What is the employer’s role in the broader issue of aging – beyond just offering retirement benefits such as 401(k) plans?

Cyndi Hutchins: I think that more and more employees are depending on their employer to educate them, first and foremost, about the things that they should be doing to plan for a longer retirement. That’s one aspect.

The other thing that is very challenging is that employers are dealing with multiple generations in the workforce, and baby boomers are working longer. You’ve got the millennials who are trying to claw their way up the ladder, you got Gen X stuck there in between, and each generation approaches the workplace differently, so if the employer can really understand these multiple generations they can help zero in on what the needs of those individual generations are as they start to think about retirement, and plan for the benefits that they need to be providing so that their employees can retire successfully.

How does each of the primary generations in the workforce today – the boomers, Gen X and millennials – approach retirement?

Hutchins: The Boomers are leading the way. They’re the ones that are, for the first time, looking at retirement saying, “This could be 30, or even 40 years. ... I might need to be thinking about working longer, cycling in and out of work, and maybe reinventing myself, learning new skills so that I can be a contributor in the workplace until a much later stage of my life.”

I think the Gen Xers are looking at that [approach] and they’re thinking about it more as the norm. The baby boomers are trailblazing … the Gen-Xers are looking at it as saying, “I'm probably going to have to adopt the baby boomer model of maybe working longer or working part-time or figuring out how work and the income that can be generated figures into my longer retirement plans.” They're … really focusing on taking individual responsibility for their retirement and coupling that with what they might be getting from Social Security.

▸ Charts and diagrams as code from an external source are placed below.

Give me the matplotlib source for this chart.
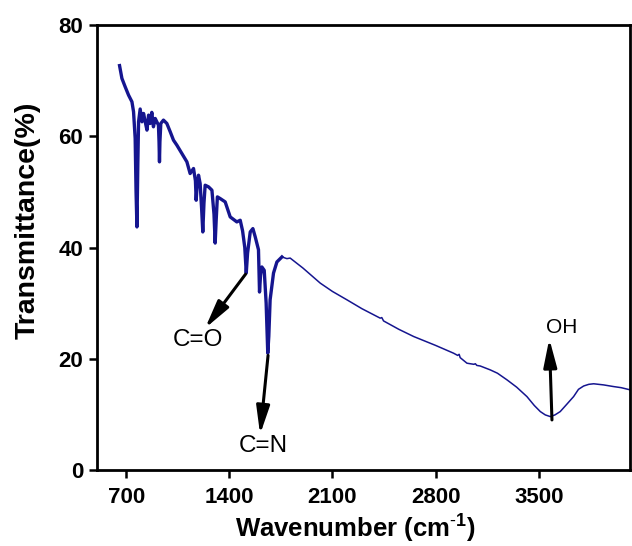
import matplotlib
matplotlib.use("Agg")
import matplotlib.pyplot as plt

plt.rcParams['font.family'] = ['Liberation Sans', 'DejaVu Sans']
plt.rcParams['mathtext.fontset'] = 'custom'
plt.rcParams['mathtext.rm'] = 'Liberation Sans'
plt.rcParams['mathtext.bf'] = 'Liberation Sans:bold'

# FTIR spectrum, wavenumber (cm-1) vs transmittance (%)
wavenumber = [655, 671, 693, 716, 739, 750, 761, 767, 773, 779, 784, 795, 807, 818,
              830, 841, 852, 863, 874, 885, 897, 908, 919, 923, 926, 929, 935, 953,
              976, 999, 1021, 1044, 1078, 1112, 1134, 1157, 1170, 1175, 1180, 1191,
              1202, 1212, 1220, 1228, 1236, 1259, 1282, 1296, 1304, 1311, 1319, 1338,
              1372, 1406, 1451, 1474, 1490, 1505, 1515, 1524, 1542, 1560, 1576, 1598,
              1605, 1612, 1621, 1637, 1650, 1661, 1668, 1677, 1700, 1723, 1757, 1791,
              1813, 1900, 2017, 2100, 2198, 2300, 2424, 2435, 2447, 2550, 2651, 2800,
              2922, 2950, 2960, 2967, 3013, 3060, 3070, 3080, 3103, 3171, 3220, 3285,
              3350, 3420, 3470, 3511, 3545, 3579, 3610, 3646, 3690, 3737, 3770, 3805,
              3840, 3873, 3940, 4008, 4060, 4122]
transmittance = [72.7, 70.4, 68.9, 67.4, 66.2, 64.4, 59.6, 50.0, 43.7, 55.0, 62.6, 64.9,
                 62.6, 64.1, 62.5, 61.1, 63.8, 62.3, 64.3, 61.7, 63.2, 62.6, 62.0, 59.0,
                 55.4, 59.0, 62.3, 62.9, 62.3, 60.8, 59.3, 58.4, 56.9, 55.4, 53.3, 54.2,
                 52.0, 48.5, 50.5, 53.0, 51.5, 47.0, 42.8, 48.0, 51.2, 50.9, 50.3, 46.0,
                 40.8, 45.0, 49.1, 48.8, 48.2, 45.5, 44.6, 44.9, 43.0, 40.0, 35.4, 39.0,
                 42.8, 43.4, 41.9, 39.6, 32.0, 35.0, 36.5, 35.9, 30.0, 21.0, 24.0, 30.6,
                 35.4, 37.4, 38.3, 38.0, 38.1, 36.3, 33.6, 32.1, 30.6, 29.0, 27.3, 27.4,
                 26.8, 25.3, 24.0, 22.4, 21.0, 20.6, 20.8, 20.2, 19.2, 19.0, 19.1, 18.8,
                 18.7, 18.0, 17.4, 16.2, 14.9, 13.2, 11.6, 10.5, 9.9, 9.6, 9.9, 10.5,
                 11.8, 13.2, 14.5, 15.1, 15.4, 15.5, 15.3, 15.0, 14.8, 14.4]

xticks = [700, 1400, 2100, 2800, 3500]
yticks = [0, 20, 40, 60, 80]

# band labels: text, text position, arrow tail (on curve), arrow head, font size
bands = [
    ("C=O", (1189, 23.4), (1510, 35.2), (1236, 25.5), 17.5),
    ("C=N", (1630, 4.4), (1663, 20.6), (1609, 6.4), 17.5),
    ("OH", (3655, 25.6), (3590, 9.0), (3572, 23.6), 15),
]

fig = plt.figure(figsize=(6.32, 5.46), dpi=100)
ax = fig.add_axes([0.1535, 0.1392, 0.8434, 0.815])

color = '#15158f'
split = wavenumber.index(1757)
# the fingerprint region is drawn heavier than the smooth tail
ax.plot(wavenumber[:split + 1], transmittance[:split + 1], color=color, lw=2.4,
        solid_joinstyle='round')
ax.plot(wavenumber[split:], transmittance[split:], color=color, lw=1.1)

for label, txt_pos, tail, head, fs in bands:
    ax.annotate('', xy=head, xytext=tail,
                arrowprops=dict(arrowstyle='-|>,head_length=0.85,head_width=0.2',
                                mutation_scale=20, lw=2.2, color='black',
                                shrinkA=0, shrinkB=0))
    ax.text(txt_pos[0], txt_pos[1], label, fontsize=fs, ha='center', va='center')

ax.set_xlim(502, 4120)
ax.set_ylim(0, 80)
ax.set_xticks(xticks)
ax.set_yticks(yticks)

for sp in ax.spines.values():
    sp.set_linewidth(2.0)
ax.tick_params(axis='both', direction='out', length=6, width=1.8, labelsize=16)
ax.tick_params(axis='x', pad=6)
ax.tick_params(axis='y', pad=4)
for lab in ax.get_xticklabels() + ax.get_yticklabels():
    lab.set_fontweight('bold')

ax.set_xlabel(r'Wavenumber (cm$^{\mathbf{\text{-}1}}$)', fontsize=18.5, fontweight='bold')
ax.set_ylabel('Transmittance(%)', fontsize=20.5, fontweight='bold')
ax.xaxis.set_label_coords(0.484, -0.093)
ax.yaxis.set_label_coords(-0.105, 0.562)

fig.savefig('out.png', dpi=100)
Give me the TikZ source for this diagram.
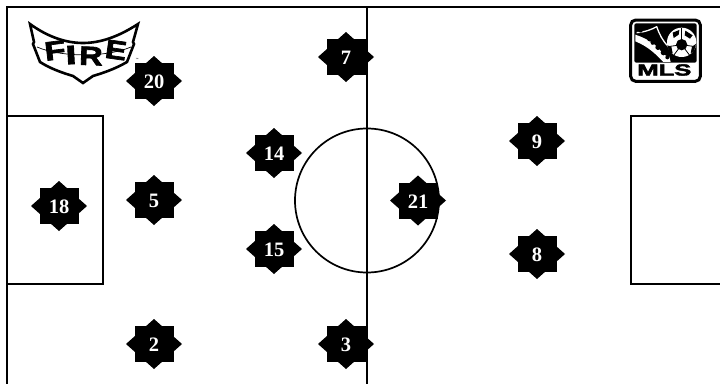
\documentclass[tikz,border=0pt]{standalone}
\usepackage{graphicx}
\usepackage{fontspec}
\setmainfont{Liberation Serif}
\newfontfamily\logofont{Liberation Sans}
\newfontfamily\logoheavy[FakeBold=2.5]{Liberation Sans Bold}
\tikzset{
  fieldline/.style={line width=2.3pt,line cap=rect},
  player/.style={shape=rectangle,inner sep=0pt,text=white,font=\fontsize{20.5}{20.5}\selectfont\bfseries},
  fireletter/.style={inner sep=0pt,font=\logoheavy\fontsize{26.5}{26.5}\selectfont},
  studs/.style={fill=black,draw=none},
}
\newcommand{\player}[4]{%
  \fill (#2-19.5,#3-18) rectangle (#2+19.5,#3+18);
  \fill (#2-28,#3) -- (#2,#3-25) -- (#2+28,#3) -- (#2,#3+25) -- cycle;
  \node[player] (#1) at (#2,#3+1) {#4};
}
\begin{document}
\begin{tikzpicture}[x=1pt,y=-1pt]
\useasboundingbox (0,0) rectangle (720,383);
\draw[fieldline] (7,383) -- (7,7) -- (720,7);
\draw[fieldline] (367,7) -- (367,383);
\draw[line width=1.7pt] (367,200.5) circle (72);
\draw[fieldline] (7,116) -- (103,116) -- (103,284) -- (7,284);
\draw[fieldline] (720,116) -- (631,116) -- (631,284) -- (720,284);
% FIRE logo
\draw[line width=2.6pt,line join=miter,fill=white]
  (30,24) .. controls (48,37) and (66,43) .. (83,43)
  .. controls (100,43) and (118,37) .. (138,24)
  -- (133,42) -- (134,44) -- (127,62)
  .. controls (115,69) and (103,73) .. (93,76)
  -- (83,83) -- (73,76)
  .. controls (63,73) and (51,69) .. (40,62)
  -- (33,44) -- (34,42) -- cycle;
\node[fireletter,rotate=7] (fireF) at (55,50.5) {\scalebox{1.3}[1]{F}};
\node[fireletter,rotate=3] (fireI) at (71,55) {\scalebox{1.5}[1]{I}};
\node[fireletter,rotate=-2] (fireR) at (91,56) {\scalebox{1.22}[1]{R}};
\node[fireletter,rotate=-8] (fireE) at (116,50) {\scalebox{1.2}[1]{E}};
\draw[line width=.7pt] (37,47) .. controls (60,57) and (105,58) .. (131,47);
\node[inner sep=0pt,font=\logofont\fontsize{3}{3}\selectfont] (firetm) at (137,59) {™};
% MLS logo
\begin{scope}[shift={(622,12)},x=.3333pt,y=-.3333pt]
  \draw[line width=3pt,rounded corners=5pt,fill=white] (26,24) rectangle (235,208);
  \fill[rounded corners=2pt] (37,34) rectangle (224,152);
  % boot
  \draw[white,line width=1.3pt,line join=round] (44,62) .. controls (70,60) and (90,52) .. (104,44) .. controls (112,66) and (122,88) .. (140,104);
  \fill[white] (40,68) .. controls (70,78) and (95,92) .. (112,112)
     .. controls (122,126) and (132,134) .. (142,134) -- (146,150) -- (124,150)
     .. controls (105,130) and (80,104) .. (40,88) -- cycle;
  \foreach \zx/\zy in {56,82, 74,92, 92,106, 108,122, 124,136}
    \fill[studs] (\zx,\zy) circle (2pt);
  % ball
  \fill[white] (179,91) circle (44);
  \fill (179,98) circle (17);
  \draw[line width=.8pt] (179,98) -- (179,48);
  \draw[line width=.8pt] (179,98) -- (138,104);
  \draw[line width=.8pt] (179,98) -- (220,104);
  \draw[line width=.8pt] (179,98) -- (155,130);
  \draw[line width=.8pt] (179,98) -- (203,130);
  \fill (152,62) -- (172,54) -- (170,68) -- (155,78) -- cycle;
  \fill (190,56) -- (212,70) -- (204,80) -- (188,70) -- cycle;
  \fill (136,100) -- (148,104) -- (152,124) -- (142,122) -- cycle;
  \fill (222,96) -- (210,104) -- (206,124) -- (216,118) -- cycle;
  \node[inner sep=0pt,font=\logoheavy\fontsize{16}{16}\selectfont] (mlstext) at (127,174) {\scalebox{1.6}[1]{MLS}};
\end{scope}
\player{p7}{346}{57}{7}
\player{p20}{154}{81}{20}
\player{p14}{274}{153}{14}
\player{p5}{154}{200}{5}
\player{p18}{59}{206}{18}
\player{p15}{274}{249}{15}
\player{p21}{418}{200.5}{21}
\player{p9}{537}{141}{9}
\player{p8}{537}{254}{8}
\player{p2}{154}{344}{2}
\player{p3}{346}{344}{3}
\end{tikzpicture}
\end{document}
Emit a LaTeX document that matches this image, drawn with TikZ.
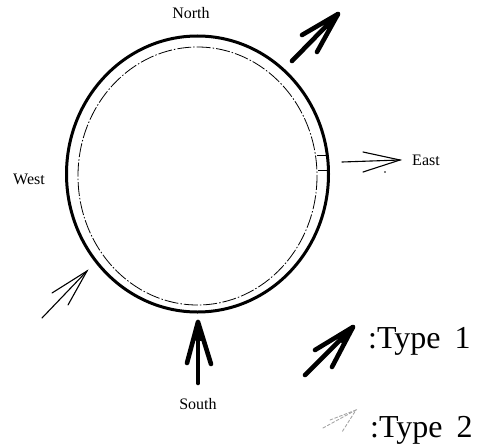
\documentclass[tikz,border=0pt]{standalone}
\usepackage{fontspec}
\usetikzlibrary{calc}
\setmainfont{Liberation Serif}
\begin{document}
\begin{tikzpicture}[x=1pt,y=-1pt,
  typeone/.style={line width=4.6pt,line cap=round,line join=round},
  typetwo/.style={line width=1.1pt,line cap=round},
  typetwolegend/.style={line width=0.9pt,line cap=round,gray!70,dash pattern=on 3pt off 2pt},
  dirlabel/.style={font=\fontsize{16}{18}\selectfont,inner sep=0pt},
  legendlabel/.style={font=\fontsize{32}{35}\selectfont,inner sep=0pt,anchor=west}]
\useasboundingbox (0,0) rectangle (492,444);
% circles
\draw[line width=3pt] (197.5,174) ellipse [x radius=131, y radius=138];
\draw[line width=0.8pt,dash pattern=on 14pt off 2pt on 1.5pt off 2pt] (197.5,176) ellipse [x radius=119.5, y radius=129];
% ticks on inner circle
\coordinate (ta1) at (317,155); \coordinate (ta2) at (327,155);
\coordinate (tb1) at (318,170); \coordinate (tb2) at (327,170);
\draw[line width=0.8pt] (ta1) -- (ta2);
\draw[line width=0.8pt] (tb1) -- (tb2);
% labels
\node[dirlabel] (north) at (191,13) {North};
\node[dirlabel] (south) at (198,404) {South};
\node[dirlabel] (east) at (426,160) {East};
\node[dirlabel] (west) at (29,179) {West};
% North type 1 arrow
\coordinate (ns) at (292,61); \coordinate (nt) at (338,14);
\coordinate (nb1) at (302,35); \coordinate (nb2) at (317,52);
\draw[typeone] (ns) -- (nt);
\draw[typeone] (nb1) -- (nt) -- (nb2);
\fill (nt) -- ($(nt)!0.45!(nb1)$) -- ($(nt)!0.45!(nb2)$) -- cycle;
% South type 1 arrow
\coordinate (ss) at (198,383); \coordinate (st) at (198,322);
\coordinate (sb1) at (187,363); \coordinate (sb2) at (211,364);
\draw[typeone] (ss) -- (st);
\draw[typeone] (sb1) -- (st) -- (sb2);
\fill (st) -- ($(st)!0.45!(sb1)$) -- ($(st)!0.45!(sb2)$) -- cycle;
% East type 2 arrow
\coordinate (es) at (342,162); \coordinate (et) at (400,160);
\coordinate (eb1) at (363,152); \coordinate (eb2) at (363,172);
\draw[typetwo] (es) -- (et);
\draw[typetwo] (eb1) -- (et) -- (eb2);
\fill (385,172) circle (0.9);
% West type 2 arrow
\coordinate (ws) at (42,318); \coordinate (wt) at (87,271);
\coordinate (wb1) at (52,293); \coordinate (wb2) at (68,305);
\draw[typetwo] (ws) -- (wt);
\draw[typetwo] (wb1) -- (wt) -- (wb2);
% Legend type 1
\coordinate (l1s) at (305,375); \coordinate (l1t) at (353,327);
\coordinate (l1b1) at (315,350); \coordinate (l1b2) at (332,367);
\draw[typeone] (l1s) -- (l1t);
\draw[typeone] (l1b1) -- (l1t) -- (l1b2);
\fill (l1t) -- ($(l1t)!0.45!(l1b1)$) -- ($(l1t)!0.45!(l1b2)$) -- cycle;
\node[legendlabel] (leg1) at (368,341) {:Type\hspace{14pt}1};
% Legend type 2
\coordinate (l2s) at (323,428); \coordinate (l2t) at (356,410);
\coordinate (l2b1) at (330,420); \coordinate (l2b2) at (342,432);
\draw[typetwolegend] (l2s) -- (l2t);
\draw[typetwolegend] (l2b1) -- (l2t) -- (l2b2);
\node[legendlabel] (leg2) at (370,430) {:Type\hspace{14pt}2};
\end{tikzpicture}
\end{document}
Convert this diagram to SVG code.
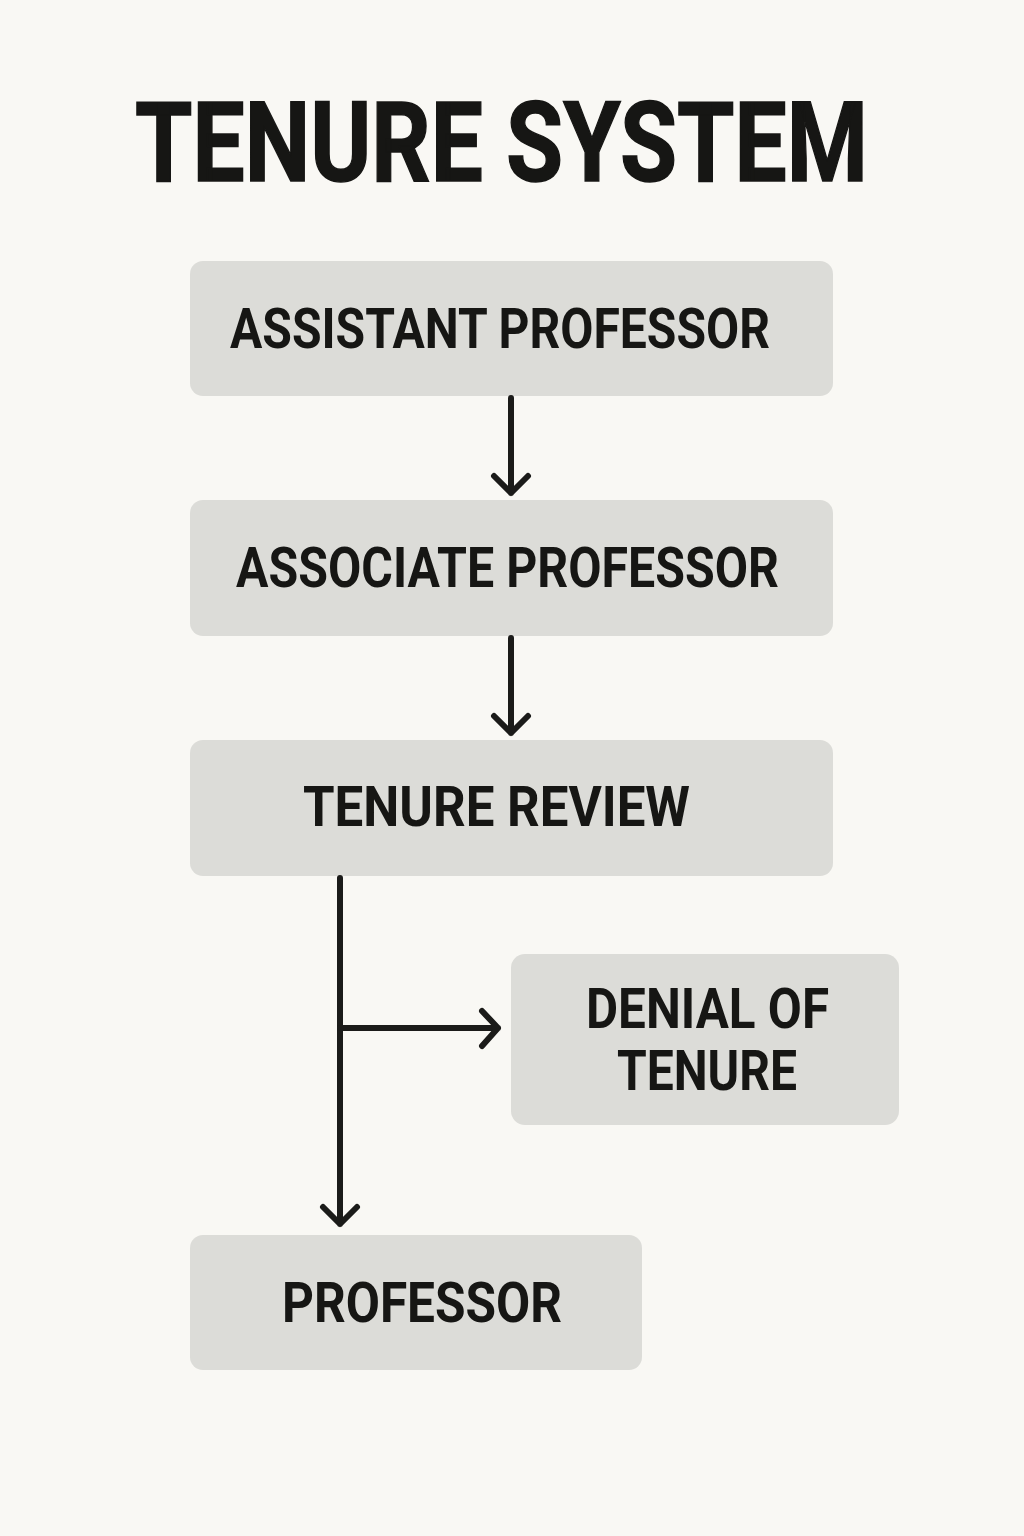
<svg xmlns="http://www.w3.org/2000/svg" width="1024" height="1536" viewBox="0 0 1024 1536">
<style>
.box{fill:#dcdcd8;}
.t{font-family:Roboto,"Liberation Sans",sans-serif;font-weight:700;fill:#161614;}
.lbl{font-size:56px;}
.ln{fill:none;stroke:#1b1b19;stroke-width:6;stroke-linecap:round;stroke-linejoin:round;}
</style>
<rect width="1024" height="1536" fill="#f9f8f4"/>
<text class="t" x="135" y="181" font-size="112" textLength="733" lengthAdjust="spacingAndGlyphs" stroke="#161614" stroke-width="1.5">TENURE SYSTEM</text>
<g id="assistant">
<rect class="box" x="190" y="261" width="643" height="135" rx="13"/>
<text class="t lbl" x="230" y="348" textLength="540" lengthAdjust="spacingAndGlyphs">ASSISTANT PROFESSOR</text>
</g>
<g id="associate">
<rect class="box" x="190" y="500" width="643" height="136" rx="13"/>
<text class="t lbl" x="236" y="587" textLength="543" lengthAdjust="spacingAndGlyphs">ASSOCIATE PROFESSOR</text>
</g>
<g id="review">
<rect class="box" x="190" y="740" width="643" height="136" rx="13"/>
<text class="t lbl" x="303" y="826" textLength="387" lengthAdjust="spacingAndGlyphs">TENURE REVIEW</text>
</g>
<g id="denial">
<rect class="box" x="511" y="954" width="388" height="171" rx="14"/>
<text class="t lbl" x="586" y="1028" textLength="243" lengthAdjust="spacingAndGlyphs">DENIAL OF</text>
<text class="t lbl" x="617" y="1090" textLength="180" lengthAdjust="spacingAndGlyphs">TENURE</text>
</g>
<g id="professor">
<rect class="box" x="190" y="1235" width="452" height="135" rx="13"/>
<text class="t lbl" x="282" y="1322" textLength="280" lengthAdjust="spacingAndGlyphs">PROFESSOR</text>
</g>
<g id="connectors">
<path class="ln" d="M511 398 V493 M494 476 L511 493 L528 476"/>
<path class="ln" d="M511 638 V733 M494 716 L511 733 L528 716"/>
<path class="ln" d="M340 878 V1224 M323 1207 L340 1224 L357 1207"/>
<path class="ln" d="M340 1028 H498 M482 1011 L498 1028 L482 1046"/>
</g>
</svg>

The millennials are looking at it and saying, “I may only have one leg of that [traditional retirement] stool because I may not even have Social Security down the road.” They're looking at it as [having] to take 100% responsibility for retirement. Granted [they are] younger, so [they] have longer to save, but [they] really have to juggle that along with the other priorities of raising a family, buying a home, educating [their] children, maybe paying off student debt.

I think [for] each generation, it gets a little more complicated.